There are more electric-car charging points in Japan than there are gas stations.
That surprising discovery comes from Nissan Motor, which reported that the number of power points in Japan, including fast-chargers and those in homes, has surged to 40,000, surpassing the nation’s 34,000 gas stations.
The figure shows that in the relatively brief time since electric vehicles were introduced, the infrastructure to support them has become bigger than what the oil industry built over decades in the world’s third-biggest economy — at least by this one measure.
Why that matters is obvious. Nissan’s battery-powered Leaf can only travel 135 kilometers on a charge, and the anxiety of being stuck away from home without
power has restrained consumer demand.
As the charging network expands and batteries become more powerful, that concern will wane.

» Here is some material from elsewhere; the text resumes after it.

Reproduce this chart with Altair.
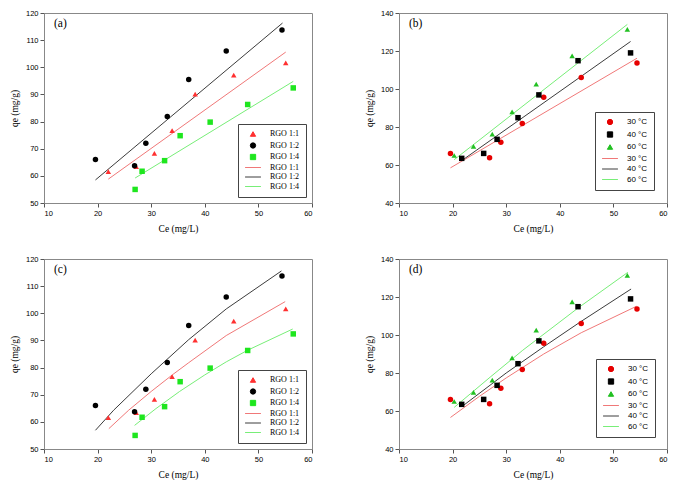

“An important element of the continued market growth is the development of the charging infrastructure,” Nissan chief financial officer Joseph G. Peter told analysts on a conference call.
As charging stations become more common, electric-car support services are also emerging. Open Charge Map, for example, operates an online listing of public charging points worldwide.

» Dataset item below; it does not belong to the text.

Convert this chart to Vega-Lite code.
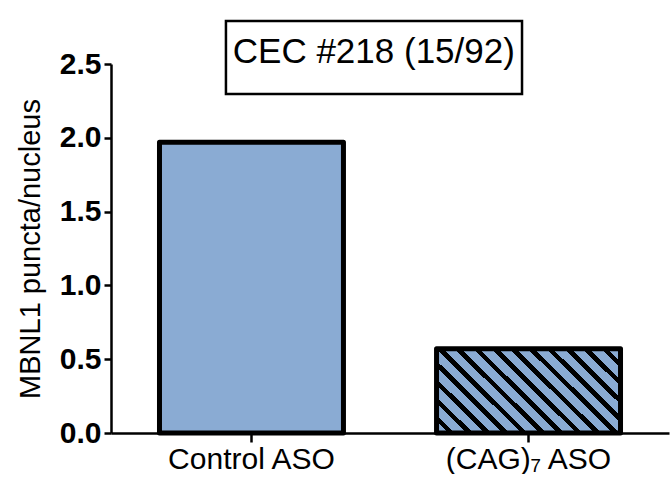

A mobile app combines the data with GPS technology to guide drivers to the nearest site. Of course, gas stations typically have multiple pumps and can serve more vehicles in a day than an electric-car charging point.
Also, one criticism of Nissan’s number is that many of those charging sites are in private garages. Considering the emerging so-called sharing economy, such as the
online home- sharing service operated by Airbnb, homeowners may soon be willing to make their chargers available to other drivers.
And more charging locations are being built all the time.
Automakers have recognized that oil companies are unlikely to install plugs next to gasoline pumps, and are building their own networks.
Tesla Motors has its own network of charging stations, and Volkswagen and BMW announced in last month that they were joining the network operated by ChargePoint, and plan to build as many as 100 fast chargers along the busiest corridors of the US coasts, from Portland to San Diego in the west and from Boston to Washington, in the east.
Utilities are joining in. Great Plains Energy, the Kansas City, Missouri-based utility holding company, announced in January plans to build a network of more than 1,000 charging stations in the region by mid-2015.
Charging will even be free to everyone for the first two years. Given that there are only about 9,000 public charging stations in the entire United States, the initiative gives
Kansas City, the nation’s 29th largest metropolitan area, a chance to become the nation’s electric car capital with as much as 10 percent of the nation’s chargers. Kansas City may not be able to retain that position. PG&E, owner of California’s biggest utility, asked regulators on Monday for permission to build a network of about 25,000 chargers in public areas over a five-year period.